What is ecotoxicology?
Ecotoxicology is the science about those structures, processes and interactions that explain how toxic compounds affect ecosystems. Ecotoxicology involves both fate and effects of contaminants and can be practiced at all levels of biological organisation (e.g. enzyme, cell, individual, population, community).
Ecotoxicology includes both fundamental and applied science. It has an interdisciplinary character rooted in biology, chemistry, toxicology, statistics but also strong connections to social sciences.
Modern society depend on the use of chemicals and never before has the usage of chemicals been larger than today. Hundred thousand of chemicals are used for myriads of commercial purposes around the globe. Eventually, many of these end up in aquatic systems that serves as sinks for complex mixtures of chemicals.
Ecotoxicology provides strategies and tools for assessing the toxicity of chemicals and chemical products, and for detecting effects in the ecosystems caused by pollutants.
What are we studying?
Ecotoxicological studies range from the biochemical mechanisms of toxicity of individual toxicants to the combined effects on populations and communities caused by the chemical cocktails present in the ecosystems. Much of our research is focused on different types of aquatic organisms and ecosystems, marine as well as limnic.
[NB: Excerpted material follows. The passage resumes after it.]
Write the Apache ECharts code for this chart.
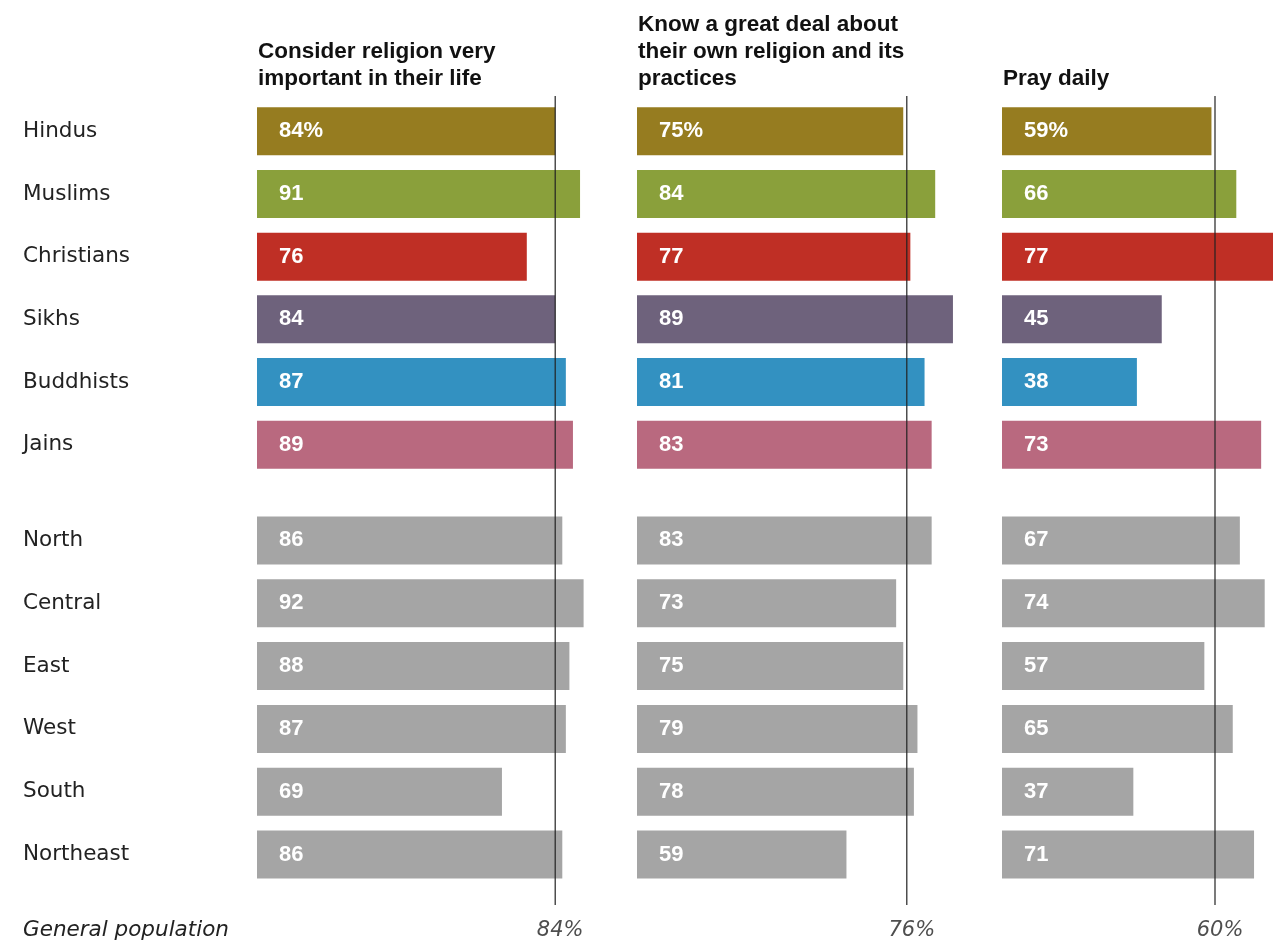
<!DOCTYPE html>
<html>
<head>
<meta charset="utf-8">
<script src="https://cdn.jsdelivr.net/npm/echarts@6/dist/echarts.min.js"></script>
<style>
html,body{margin:0;padding:0;background:#fff;}
#chart{width:1273px;height:941px;}
</style>
</head>
<body>
<div id="chart"></div>
<script>
const groups = ['Hindus', 'Muslims', 'Christians', 'Sikhs', 'Buddhists', 'Jains'];
const regions = ['North', 'Central', 'East', 'West', 'South', 'Northeast'];
const panelTitles = [
  'Consider religion very\nimportant in their life',
  'Know a great deal about\ntheir own religion and its\npractices',
  'Pray daily'
];
const importantGroups = [84, 91, 76, 84, 87, 89];
const importantRegions = [86, 92, 88, 87, 69, 86];
const knowGroups = [75, 84, 77, 89, 81, 83];
const knowRegions = [83, 73, 75, 79, 78, 59];
const prayGroups = [59, 66, 77, 45, 38, 73];
const prayRegions = [67, 74, 57, 65, 37, 71];
const generalPopulation = [84, 76, 60];
const generalPopulationLabel = 'General population';
const groupColors = ['#967c20', '#8aa03b', '#bf2f25', '#6e627c', '#3391c1', '#b9697f'];
const regionColor = '#a5a5a5';

const panelGroupData = [importantGroups, knowGroups, prayGroups];
const panelRegionData = [importantRegions, knowRegions, prayRegions];
const panelLeft = [257, 637, 1002];
const fullWidth = 355;           // pixel width of 0..100 on each panel
const chartWidth = 1273;
const titleTops = [38, 11, 65];

const grid = [], xAxis = [], yAxis = [], series = [], title = [];
const labelFont = 'Liberation Sans, Arial, sans-serif';

for (let p = 0; p < 3; p++) {
  // last panel runs off the right edge: shrink the grid and its max to keep the same scale
  const w = Math.min(fullWidth, chartWidth - panelLeft[p]);
  const xMax = 100 * w / fullWidth;
  title.push({
    text: panelTitles[p], left: panelLeft[p] + 1, top: titleTops[p], padding: 0,
    textStyle: {fontFamily: labelFont, fontWeight: 'bold', fontSize: 22.5, lineHeight: 27, color: '#111'}
  });
  const blocks = [
    {cats: groups, data: panelGroupData[p], colors: groupColors, top: 100, height: 376, isGroup: true},
    {cats: regions, data: panelRegionData[p], colors: null, top: 509, height: 377, isGroup: false}
  ];
  blocks.forEach(b => {
    const gi = grid.length;
    grid.push({left: panelLeft[p], width: w, top: b.top, height: b.height});
    xAxis.push({type: 'value', gridIndex: gi, min: 0, max: xMax, show: false});
    yAxis.push({
      type: 'category', gridIndex: gi, data: b.cats, inverse: true,
      axisLine: {show: false}, axisTick: {show: false}, splitLine: {show: false},
      axisLabel: {
        show: p === 0, align: 'left', margin: panelLeft[0] - 23,
        fontFamily: 'DejaVu Sans, sans-serif', fontSize: 21.5, color: '#222'
      }
    });
    series.push({
      type: 'bar', xAxisIndex: gi, yAxisIndex: gi, barWidth: 48, silent: true, clip: true,
      data: b.data.map((v, i) => ({
        value: v,
        itemStyle: {color: b.colors ? b.colors[i] : regionColor}
      })),
      label: {
        show: true, position: 'insideLeft', distance: 22,
        fontFamily: labelFont, fontWeight: 'bold', fontSize: 22, color: '#fff',
        formatter: (prm) => (b.isGroup && prm.dataIndex === 0) ? prm.value + '%' : String(prm.value)
      }
    });
  });
  // reference line for general population
  const ri = grid.length;
  grid.push({left: panelLeft[p], width: w, top: 96, height: 809});
  xAxis.push({type: 'value', gridIndex: ri, min: 0, max: xMax, show: false});
  yAxis.push({type: 'value', gridIndex: ri, min: 0, max: 1, show: false});
  series.push({
    type: 'line', xAxisIndex: ri, yAxisIndex: ri, silent: true, symbol: 'none', z: 5,
    lineStyle: {color: '#222', width: 1.2},
    data: [[generalPopulation[p], 0], [generalPopulation[p], 1]]
  });
  series.push({
    type: 'scatter', xAxisIndex: ri, yAxisIndex: ri, silent: true, symbolSize: 0,
    data: [[generalPopulation[p], 0]],
    label: {
      show: true, position: 'bottom', distance: 15, offset: [5, 0],
      fontFamily: 'DejaVu Sans, sans-serif', fontStyle: 'italic', fontSize: 21, color: '#222',
      formatter: generalPopulation[p] + '%'
    }
  });
}
title.push({
  text: generalPopulationLabel, left: 23, top: 919, padding: 0,
  textStyle: {fontFamily: 'DejaVu Sans, sans-serif', fontStyle: 'italic', fontWeight: 'normal', fontSize: 21.5, color: '#222'}
});

const chart = echarts.init(document.getElementById('chart'), null, {renderer: 'canvas'});
chart.setOption({animation: false, backgroundColor: '#fff', title, grid, xAxis, yAxis, series});
</script>
</body>
</html>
Recent areas of development in ecotoxicology are towards cellular in vitro testing and ecotoxicogenomics, and towards ecological realism recognizing the full chemical and biological complexity of pollution situations. This development is in concordance with the regulatory changes in EU with the ongoing implementation of REACH regulation, the Water Framework Directive and other management incentives in Europe and globally such as SAICM (Strategic Approach to International Chemicals Management).